Server and client framework for on-demand science data processing in the cloud
https://slideruleearth.io
Other
27 stars 12 forks source link

Docker containers fail to start on EC2 instances #374

Open jpswinski opened 7 months ago

jpswinski commented 7 months ago

When starting a cluster, very rarely we see an issue where a node comes up but does not register. When we ssh into the node, we see that the docker containers never come up, and the /var/log/cloud-init-output.log reports the following error:

Error response from daemon: Get "https://742127912612.dkr.ecr.us-west-2.amazonaws.com/v2/": net/http: request canceled while waiting for connection (Client.Timeout exceeded while awaiting headers)
2024-02-09 14:55:26,122 - cc_scripts_user.py[WARNING]: Failed to run module scripts-user (scripts in /var/lib/cloud/instance/scripts)
2024-02-09 14:55:26,123 - util.py[WARNING]: Running module scripts-user (<module 'cloudinit.config.cc_scripts_user' from '/usr/lib/python3.9/site-packages/cloudinit/config/cc_scripts_user.py'>) failed
Cloud-init v. 22.2.2 finished at Fri, 09 Feb 2024 14:55:26 +0000. Datasource DataSourceEc2.  Up 23.76 seconds
jpswinski commented 7 months ago

We need a way to check to see if the containers are running and healthy (at startup, and continually), and then reset the node if that is not the case.
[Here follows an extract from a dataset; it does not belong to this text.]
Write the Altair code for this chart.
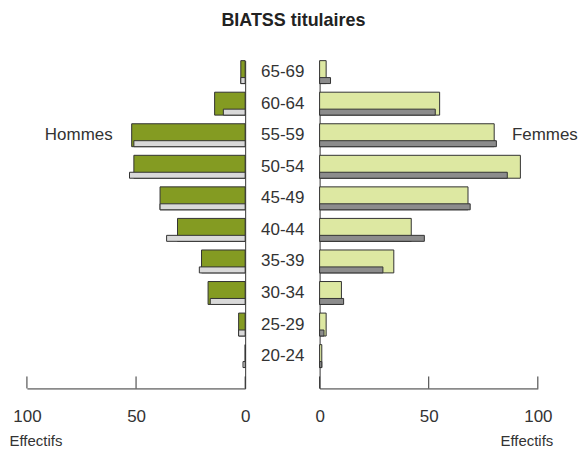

Docker compose should be doing this, but maybe something is needed to watch docker compose, or maybe the settings aren't correct. Or maybe it needs to be baked into the AMI so that it is not dependent on the EC2 user data running to completion.

jpswinski commented 7 months ago

Docker compose isn't running which is why none of the containers are started.

Maybe we need to move the startup script logic into a bash script that has retries and things like that, and then the user data just calls this script.